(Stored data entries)
* * * *

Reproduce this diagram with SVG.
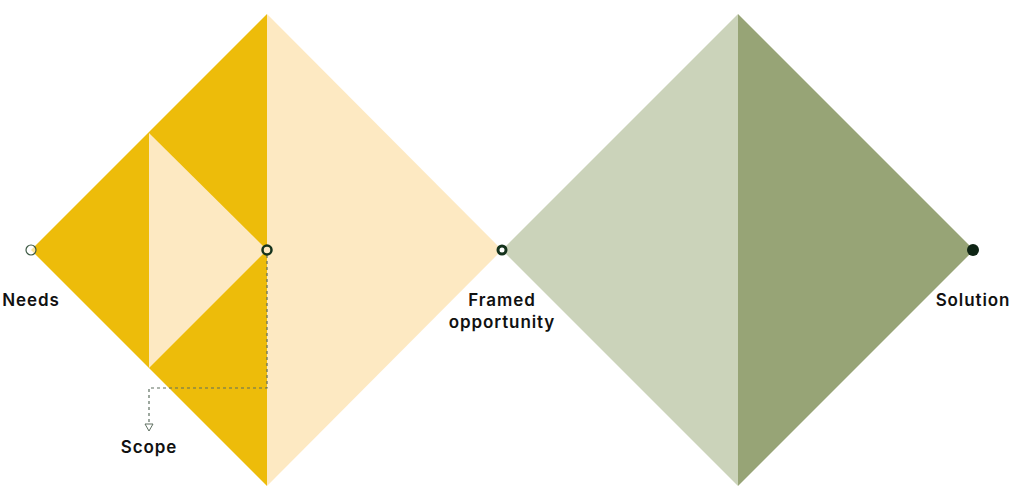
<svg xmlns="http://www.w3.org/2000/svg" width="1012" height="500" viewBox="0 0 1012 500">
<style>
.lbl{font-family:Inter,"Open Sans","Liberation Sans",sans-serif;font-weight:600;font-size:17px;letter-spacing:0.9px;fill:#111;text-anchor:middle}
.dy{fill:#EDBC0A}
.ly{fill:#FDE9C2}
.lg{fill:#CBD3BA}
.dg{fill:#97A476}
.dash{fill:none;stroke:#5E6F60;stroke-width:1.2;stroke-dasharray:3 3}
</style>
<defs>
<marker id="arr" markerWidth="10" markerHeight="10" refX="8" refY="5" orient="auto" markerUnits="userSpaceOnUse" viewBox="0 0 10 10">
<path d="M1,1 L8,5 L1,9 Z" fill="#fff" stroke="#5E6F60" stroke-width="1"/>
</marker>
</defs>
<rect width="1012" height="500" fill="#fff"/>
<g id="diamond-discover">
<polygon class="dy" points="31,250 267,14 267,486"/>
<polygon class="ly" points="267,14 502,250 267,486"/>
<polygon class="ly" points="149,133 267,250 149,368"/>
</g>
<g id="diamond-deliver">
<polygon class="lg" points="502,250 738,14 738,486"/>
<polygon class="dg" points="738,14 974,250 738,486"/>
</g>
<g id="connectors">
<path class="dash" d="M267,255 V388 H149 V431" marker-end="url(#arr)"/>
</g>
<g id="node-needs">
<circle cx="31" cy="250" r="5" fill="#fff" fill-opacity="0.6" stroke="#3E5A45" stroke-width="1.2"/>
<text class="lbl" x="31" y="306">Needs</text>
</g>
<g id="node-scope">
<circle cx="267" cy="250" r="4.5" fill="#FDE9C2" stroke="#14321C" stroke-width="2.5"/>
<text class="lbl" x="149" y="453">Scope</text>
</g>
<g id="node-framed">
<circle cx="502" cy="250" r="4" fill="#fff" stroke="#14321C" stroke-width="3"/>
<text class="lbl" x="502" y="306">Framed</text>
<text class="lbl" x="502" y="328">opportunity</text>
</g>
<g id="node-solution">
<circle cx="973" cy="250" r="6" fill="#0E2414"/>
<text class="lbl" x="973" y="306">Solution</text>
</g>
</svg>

* * * *

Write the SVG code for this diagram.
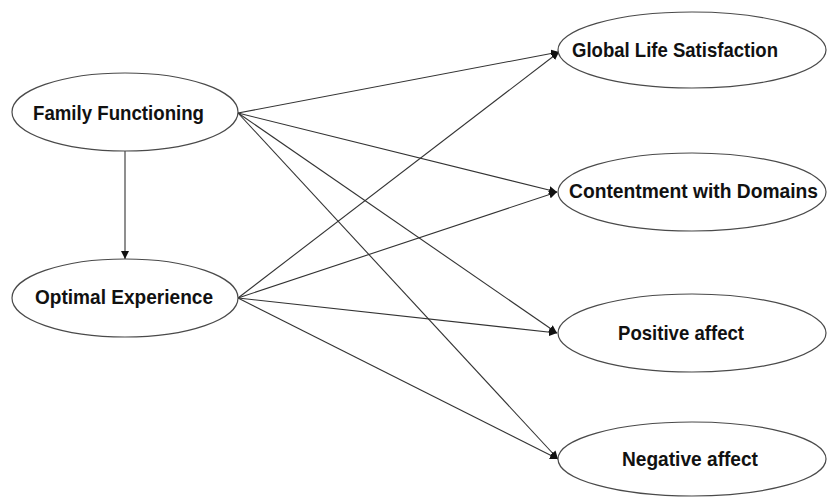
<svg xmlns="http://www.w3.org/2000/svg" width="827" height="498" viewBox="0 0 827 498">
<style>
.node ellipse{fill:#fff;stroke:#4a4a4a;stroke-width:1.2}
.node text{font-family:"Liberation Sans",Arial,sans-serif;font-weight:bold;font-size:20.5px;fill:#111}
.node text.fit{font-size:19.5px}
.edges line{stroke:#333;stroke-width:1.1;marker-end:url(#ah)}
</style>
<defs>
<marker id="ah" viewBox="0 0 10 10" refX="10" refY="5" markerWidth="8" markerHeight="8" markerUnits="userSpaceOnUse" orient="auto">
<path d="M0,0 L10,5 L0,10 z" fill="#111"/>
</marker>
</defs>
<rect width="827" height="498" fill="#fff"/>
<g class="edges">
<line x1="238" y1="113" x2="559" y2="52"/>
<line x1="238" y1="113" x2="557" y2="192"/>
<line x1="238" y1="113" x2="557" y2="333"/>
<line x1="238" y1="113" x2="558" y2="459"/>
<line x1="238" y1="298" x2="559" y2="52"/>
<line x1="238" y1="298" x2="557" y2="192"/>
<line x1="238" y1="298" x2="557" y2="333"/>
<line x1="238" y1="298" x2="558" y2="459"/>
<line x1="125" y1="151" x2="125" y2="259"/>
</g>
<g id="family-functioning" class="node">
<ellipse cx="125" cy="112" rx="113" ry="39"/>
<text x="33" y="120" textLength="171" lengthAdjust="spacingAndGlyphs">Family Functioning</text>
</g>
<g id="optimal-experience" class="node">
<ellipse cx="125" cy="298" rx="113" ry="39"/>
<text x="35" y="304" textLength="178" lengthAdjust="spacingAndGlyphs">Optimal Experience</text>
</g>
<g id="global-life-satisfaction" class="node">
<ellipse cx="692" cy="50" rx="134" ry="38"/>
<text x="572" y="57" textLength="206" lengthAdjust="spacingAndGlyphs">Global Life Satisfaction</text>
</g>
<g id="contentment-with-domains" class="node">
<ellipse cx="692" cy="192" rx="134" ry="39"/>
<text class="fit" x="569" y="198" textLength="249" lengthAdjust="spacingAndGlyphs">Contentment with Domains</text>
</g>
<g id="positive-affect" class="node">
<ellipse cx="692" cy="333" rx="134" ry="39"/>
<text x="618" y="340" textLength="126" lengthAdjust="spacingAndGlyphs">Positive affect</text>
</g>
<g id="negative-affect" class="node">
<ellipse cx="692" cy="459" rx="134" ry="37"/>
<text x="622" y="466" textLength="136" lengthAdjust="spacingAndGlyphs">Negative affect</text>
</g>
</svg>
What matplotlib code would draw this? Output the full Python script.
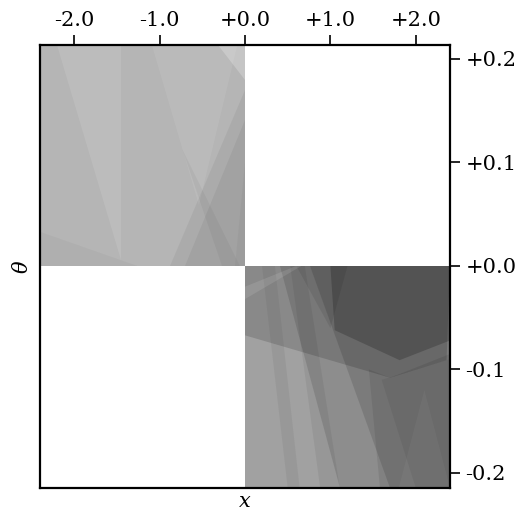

* * * *

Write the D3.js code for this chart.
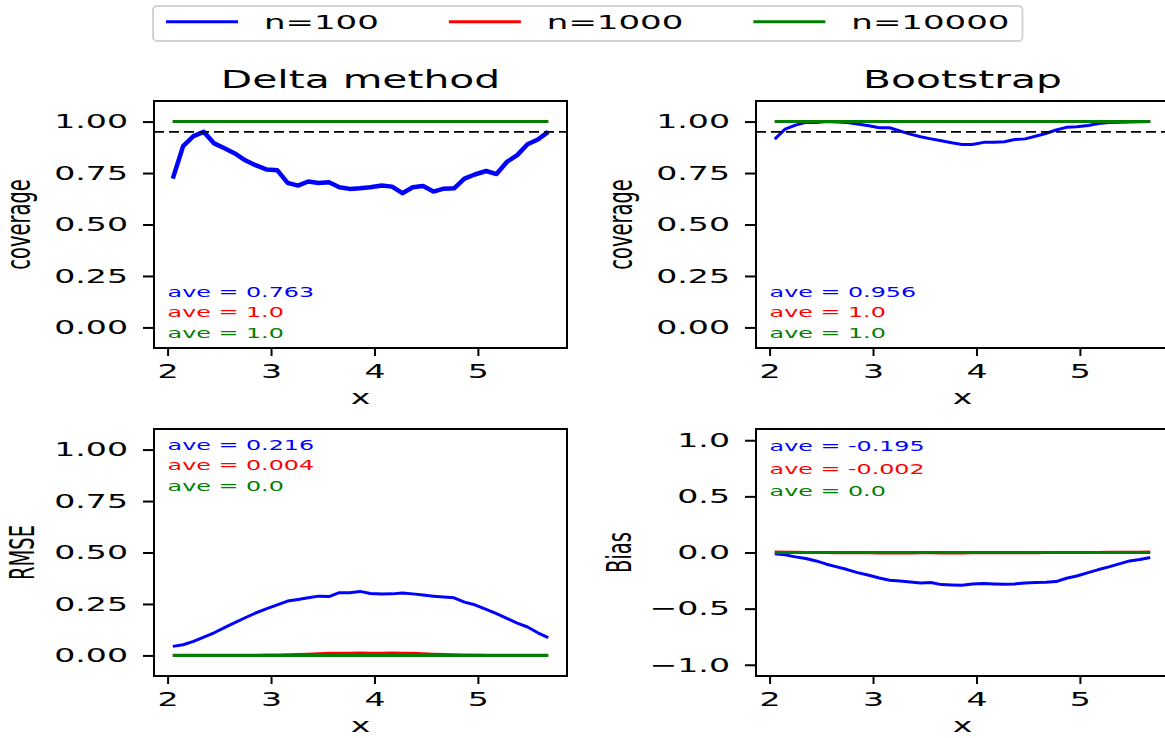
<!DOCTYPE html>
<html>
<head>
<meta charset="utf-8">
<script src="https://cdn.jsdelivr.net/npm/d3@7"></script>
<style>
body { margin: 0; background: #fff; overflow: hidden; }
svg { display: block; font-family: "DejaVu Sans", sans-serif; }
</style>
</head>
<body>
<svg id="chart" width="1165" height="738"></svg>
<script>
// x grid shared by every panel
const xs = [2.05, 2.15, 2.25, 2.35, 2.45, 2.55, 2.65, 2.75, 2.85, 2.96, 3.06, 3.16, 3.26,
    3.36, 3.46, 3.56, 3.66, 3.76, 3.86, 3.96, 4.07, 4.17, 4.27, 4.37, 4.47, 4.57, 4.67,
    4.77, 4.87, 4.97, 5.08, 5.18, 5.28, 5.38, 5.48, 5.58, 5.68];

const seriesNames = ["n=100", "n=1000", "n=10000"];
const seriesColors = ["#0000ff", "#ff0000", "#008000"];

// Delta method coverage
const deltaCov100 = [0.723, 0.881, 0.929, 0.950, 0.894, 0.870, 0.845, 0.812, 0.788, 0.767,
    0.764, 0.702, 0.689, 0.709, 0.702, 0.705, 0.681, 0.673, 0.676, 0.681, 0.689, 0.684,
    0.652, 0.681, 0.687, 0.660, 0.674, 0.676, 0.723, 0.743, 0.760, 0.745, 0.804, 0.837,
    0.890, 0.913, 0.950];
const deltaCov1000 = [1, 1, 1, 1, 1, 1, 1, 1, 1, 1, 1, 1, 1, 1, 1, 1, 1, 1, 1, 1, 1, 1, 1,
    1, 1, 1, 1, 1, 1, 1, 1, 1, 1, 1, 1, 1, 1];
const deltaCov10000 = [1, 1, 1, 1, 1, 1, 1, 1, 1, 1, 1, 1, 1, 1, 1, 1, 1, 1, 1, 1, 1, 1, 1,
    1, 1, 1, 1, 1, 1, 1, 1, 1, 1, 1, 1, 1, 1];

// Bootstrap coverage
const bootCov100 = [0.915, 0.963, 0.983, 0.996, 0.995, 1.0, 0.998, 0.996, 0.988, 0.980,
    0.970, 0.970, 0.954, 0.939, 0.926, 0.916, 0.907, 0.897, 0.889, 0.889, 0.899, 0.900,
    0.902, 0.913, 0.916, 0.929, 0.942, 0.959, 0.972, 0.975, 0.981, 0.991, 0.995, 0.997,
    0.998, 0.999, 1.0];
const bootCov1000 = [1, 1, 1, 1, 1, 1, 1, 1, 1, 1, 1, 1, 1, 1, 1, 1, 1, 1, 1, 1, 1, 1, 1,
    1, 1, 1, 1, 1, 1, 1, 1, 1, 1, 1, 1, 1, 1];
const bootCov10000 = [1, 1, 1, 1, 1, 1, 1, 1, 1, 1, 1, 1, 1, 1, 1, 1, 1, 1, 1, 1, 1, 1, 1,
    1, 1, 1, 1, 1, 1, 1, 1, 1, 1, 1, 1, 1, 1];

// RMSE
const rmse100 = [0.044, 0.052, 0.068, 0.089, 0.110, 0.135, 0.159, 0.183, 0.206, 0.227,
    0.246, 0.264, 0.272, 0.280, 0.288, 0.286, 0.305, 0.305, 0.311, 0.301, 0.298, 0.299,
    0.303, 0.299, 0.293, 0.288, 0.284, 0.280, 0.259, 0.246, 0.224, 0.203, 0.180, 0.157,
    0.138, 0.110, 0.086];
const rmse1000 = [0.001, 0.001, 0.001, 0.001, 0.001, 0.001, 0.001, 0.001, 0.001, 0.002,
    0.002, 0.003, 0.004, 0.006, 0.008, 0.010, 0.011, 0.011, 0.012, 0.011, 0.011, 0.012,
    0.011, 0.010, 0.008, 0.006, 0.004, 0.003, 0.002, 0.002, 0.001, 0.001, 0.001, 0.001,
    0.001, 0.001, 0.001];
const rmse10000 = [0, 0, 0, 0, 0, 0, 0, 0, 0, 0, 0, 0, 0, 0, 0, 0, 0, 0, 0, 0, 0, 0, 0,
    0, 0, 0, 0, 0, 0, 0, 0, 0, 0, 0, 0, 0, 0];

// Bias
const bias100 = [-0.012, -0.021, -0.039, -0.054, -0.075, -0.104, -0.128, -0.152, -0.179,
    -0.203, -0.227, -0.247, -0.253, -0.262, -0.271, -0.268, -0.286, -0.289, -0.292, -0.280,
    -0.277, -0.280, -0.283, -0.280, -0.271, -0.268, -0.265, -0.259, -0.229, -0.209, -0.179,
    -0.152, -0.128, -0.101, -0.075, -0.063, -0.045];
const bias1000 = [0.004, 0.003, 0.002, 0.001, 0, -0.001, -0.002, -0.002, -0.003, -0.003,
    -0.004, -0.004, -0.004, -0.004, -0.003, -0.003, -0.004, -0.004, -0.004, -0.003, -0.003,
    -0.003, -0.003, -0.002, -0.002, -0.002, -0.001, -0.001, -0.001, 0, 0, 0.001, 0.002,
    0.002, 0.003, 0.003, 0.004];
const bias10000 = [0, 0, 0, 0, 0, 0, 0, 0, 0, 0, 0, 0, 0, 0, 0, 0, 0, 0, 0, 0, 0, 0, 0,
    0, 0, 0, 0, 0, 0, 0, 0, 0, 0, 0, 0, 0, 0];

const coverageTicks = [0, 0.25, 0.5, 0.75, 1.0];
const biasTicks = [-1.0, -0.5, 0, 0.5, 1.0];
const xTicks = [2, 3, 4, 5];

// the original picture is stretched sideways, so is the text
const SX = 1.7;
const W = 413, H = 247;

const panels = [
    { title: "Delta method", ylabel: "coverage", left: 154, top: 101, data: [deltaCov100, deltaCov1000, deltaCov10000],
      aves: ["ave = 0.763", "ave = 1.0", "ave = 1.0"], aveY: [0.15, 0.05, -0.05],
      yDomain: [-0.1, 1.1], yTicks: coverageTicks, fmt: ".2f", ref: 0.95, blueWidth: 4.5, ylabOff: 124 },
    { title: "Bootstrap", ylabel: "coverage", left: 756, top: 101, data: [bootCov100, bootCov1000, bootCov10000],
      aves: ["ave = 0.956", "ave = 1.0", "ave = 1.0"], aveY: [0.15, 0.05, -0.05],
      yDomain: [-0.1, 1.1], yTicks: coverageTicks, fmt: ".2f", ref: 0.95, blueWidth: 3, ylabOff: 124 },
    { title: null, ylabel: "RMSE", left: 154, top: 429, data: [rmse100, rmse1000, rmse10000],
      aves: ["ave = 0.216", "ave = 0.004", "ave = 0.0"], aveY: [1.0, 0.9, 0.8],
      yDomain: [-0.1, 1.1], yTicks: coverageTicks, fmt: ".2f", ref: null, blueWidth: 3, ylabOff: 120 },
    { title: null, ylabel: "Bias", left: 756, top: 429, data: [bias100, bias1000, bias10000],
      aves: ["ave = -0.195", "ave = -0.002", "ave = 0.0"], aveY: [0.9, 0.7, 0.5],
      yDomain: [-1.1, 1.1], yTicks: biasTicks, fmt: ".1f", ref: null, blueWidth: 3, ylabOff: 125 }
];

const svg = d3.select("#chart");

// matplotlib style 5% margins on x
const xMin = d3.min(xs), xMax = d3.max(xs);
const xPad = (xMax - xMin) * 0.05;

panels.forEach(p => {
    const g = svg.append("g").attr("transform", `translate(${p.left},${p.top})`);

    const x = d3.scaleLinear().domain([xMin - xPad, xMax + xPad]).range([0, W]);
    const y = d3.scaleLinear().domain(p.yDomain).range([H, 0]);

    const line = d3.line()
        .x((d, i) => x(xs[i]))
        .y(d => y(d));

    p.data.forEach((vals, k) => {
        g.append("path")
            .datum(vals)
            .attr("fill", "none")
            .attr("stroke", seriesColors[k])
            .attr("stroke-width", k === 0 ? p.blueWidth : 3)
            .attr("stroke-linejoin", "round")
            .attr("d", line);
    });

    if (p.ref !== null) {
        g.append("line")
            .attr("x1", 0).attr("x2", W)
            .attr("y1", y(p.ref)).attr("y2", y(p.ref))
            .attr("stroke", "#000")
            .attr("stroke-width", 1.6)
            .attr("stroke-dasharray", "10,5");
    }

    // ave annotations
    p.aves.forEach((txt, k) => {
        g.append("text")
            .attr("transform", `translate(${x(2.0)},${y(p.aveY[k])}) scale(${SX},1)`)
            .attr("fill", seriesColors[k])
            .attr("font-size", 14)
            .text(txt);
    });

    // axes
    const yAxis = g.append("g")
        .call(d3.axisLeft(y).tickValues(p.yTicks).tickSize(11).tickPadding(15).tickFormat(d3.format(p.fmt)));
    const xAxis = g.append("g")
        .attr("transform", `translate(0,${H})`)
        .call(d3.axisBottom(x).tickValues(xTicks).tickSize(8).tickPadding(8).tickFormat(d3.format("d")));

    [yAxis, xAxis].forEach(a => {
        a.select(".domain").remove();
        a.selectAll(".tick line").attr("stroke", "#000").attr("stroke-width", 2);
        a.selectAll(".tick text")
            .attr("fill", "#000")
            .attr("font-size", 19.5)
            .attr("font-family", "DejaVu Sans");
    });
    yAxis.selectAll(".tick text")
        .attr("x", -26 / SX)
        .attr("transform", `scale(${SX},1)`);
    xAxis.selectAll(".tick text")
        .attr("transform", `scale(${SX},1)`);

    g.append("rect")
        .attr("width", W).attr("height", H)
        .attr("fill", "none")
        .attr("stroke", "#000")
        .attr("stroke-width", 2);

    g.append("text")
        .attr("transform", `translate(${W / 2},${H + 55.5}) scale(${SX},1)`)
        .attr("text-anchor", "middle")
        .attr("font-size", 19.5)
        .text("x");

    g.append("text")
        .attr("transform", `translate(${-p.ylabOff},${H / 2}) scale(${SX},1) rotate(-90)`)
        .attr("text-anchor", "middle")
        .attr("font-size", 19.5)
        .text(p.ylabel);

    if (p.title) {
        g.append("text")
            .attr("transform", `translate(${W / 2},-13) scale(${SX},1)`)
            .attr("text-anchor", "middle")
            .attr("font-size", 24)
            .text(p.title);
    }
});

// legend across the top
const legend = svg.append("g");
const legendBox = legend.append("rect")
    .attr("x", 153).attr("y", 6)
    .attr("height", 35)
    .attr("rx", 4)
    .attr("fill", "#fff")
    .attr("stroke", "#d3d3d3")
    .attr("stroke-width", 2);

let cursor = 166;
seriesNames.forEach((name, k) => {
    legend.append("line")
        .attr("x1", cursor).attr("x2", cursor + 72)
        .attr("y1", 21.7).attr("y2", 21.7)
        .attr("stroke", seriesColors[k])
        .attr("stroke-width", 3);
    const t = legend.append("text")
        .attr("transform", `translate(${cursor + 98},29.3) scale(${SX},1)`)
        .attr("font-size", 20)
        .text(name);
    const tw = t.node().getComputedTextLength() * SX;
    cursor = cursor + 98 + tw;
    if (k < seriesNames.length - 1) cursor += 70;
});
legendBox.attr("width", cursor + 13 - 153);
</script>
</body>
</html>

* * * *

Problem:
Where a line above includes "Write", copy that line.

Task result:
Write the SVG code for this diagram.
Write the D3.js code for this chart.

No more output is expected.